News 11 Dec 17

War Criminal Praljak’s Death Commemorated in Croatia

Several thousand people, including two Croatian ministers, MPs, generals and convicted war criminals, attended a ceremony commemorating Bosnian Croat general Slobodan Praljak, who killed himself at the Hague Tribunal.

Sven Milekic
BIRN
Zagreb
...

 

Several thousand people including two ministers gathered on Monday at Zagreb’s biggest concert hall to commemorate 1990s Bosnian Croat general Slobodan Praljak, who took his own life at the International Criminal Tribunal for the Former Yugoslavia last month.

Praljak committed suicide by swallowing poison immediately after he was found guilty by the International Criminal Tribunal for the Former Yugoslavia of committing wartime crimes in Bosnia in 1993-94.

Some of the speakers at the commemoration at the Vatroslav Lisinski concert hall, which was attended by Defence Minister Damir Krsticevic and War Veterans’ Minister Tomo Medved, repeated Praljak’s last words before drinking the poison: “Slobodan Praljak is not a war criminal. With indignation, I reject your verdict.”

The commemoration was attended by a few right-wing and a number of once-influential politicians from the 1990s – mostly from the then governing Croatian Democratic Union, HDZ – as well as numerous generals and other officers from the 1990s war.

Two convicted war criminals also attended, Croatian general Mirko Norac – sentenced to 15 years in prison for crimes in Croatia in 1991 and 1993 – and Dario Kordic, a former Bosnian Croat official who was sentenced to 25 years for crimes against Bosniaks in the village of Ahmici in central Bosnia in 1993-94.

The commemoration was organised by the Croatian Generals Assembly, an association of 1990s wartime generals. The event was open to the public and the association claimed it did not directly invite anyone.

The Hague Tribunal sentenced Praljak to 20 years in prison for the crimes that the Bosnian Croat army – the Croatian Defence Council, HVO – committed against Bosniaks.

Former Bosnian Croat official Dario Kordic, also convicted of war crimes, writes a tribute to Praljak.

The commemoration also attracted right-wing celebrities such as singer Marko Perkovic Thompson and TV host Velimir Bujanec.
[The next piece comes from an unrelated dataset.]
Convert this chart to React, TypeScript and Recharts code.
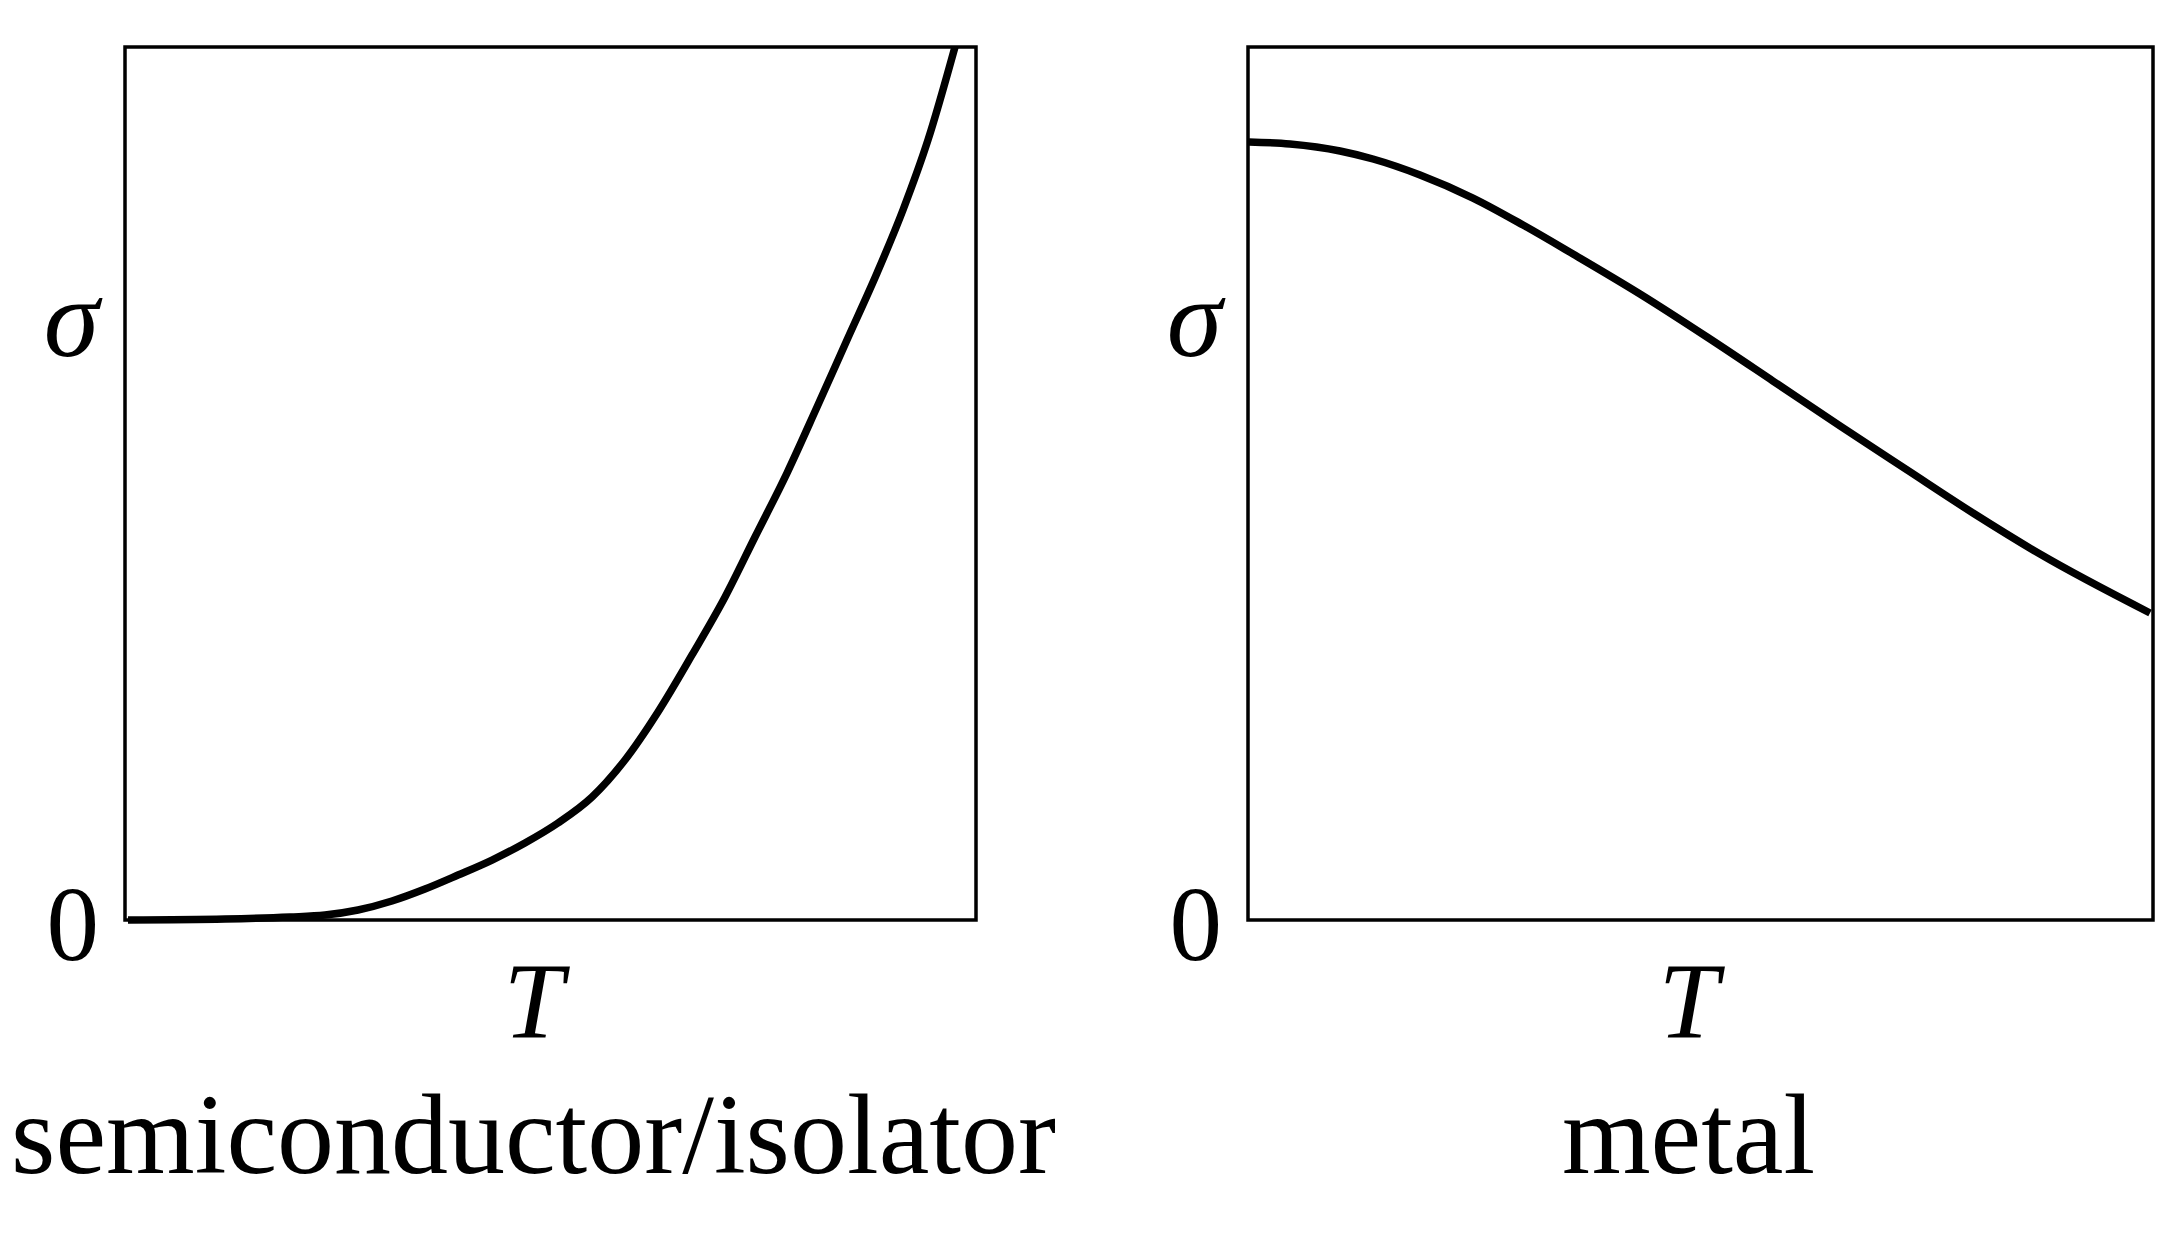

Miroslav Tudjman, an MP from the governing HDZ and son of Croatia’s 1990s President Franjo Tudjman, gave a eulogy for Praljak, as did HVO general Stanko Sopta, head of the Generals’ Assembly Pavao Miljavac and theatre director and 1990s Culture Minister Zlatko Vitez.

“Consistent with his uncompromising ethical nature, general Praljak rejected the unjust verdict under which he and the other five were convicted of crimes he had not commanded, which they could not prevent and about which they didn’t know,” Miroslav Tudjman said in his speech.

Praljak was convicted alongside five other political and military officials from the unrecognised Croat-led wartime statelet of Herzeg-Bosnia, but Tudjman argued that they were not directly responsible.

“The political and military leadership of Croats of Herzeg-Bosnia were not charged with having committed or ordering crimes personally. None of them denied that crimes were committed by Croats, so this verdict is equally unfair to the victims who were not satisfied because the perpetrators who committed the crimes were not convicted,” he said.

The ceremony also included recitals of William Shakespeare and a choir singing patriotic songs, and ended with the national anthem.

City of Zagreb buses transported people free of charge to the commemoration.

Later in the afternoon, a religious ceremony was also held at a Catholic church in Zagreb.

Several Croatian cities and towns have held commemorations for Praljak’s death over the past days, while the national broadcaster, Croatian Radio-Television, HRT, has broadcast documentaries and feature films that the deceased general made.

However Zagreb-based NGO Youth Initiative for Human Rights organised a commemoration for all victims killed by Croat forces during the 1990s war on Monday afternoon at French Republic Square.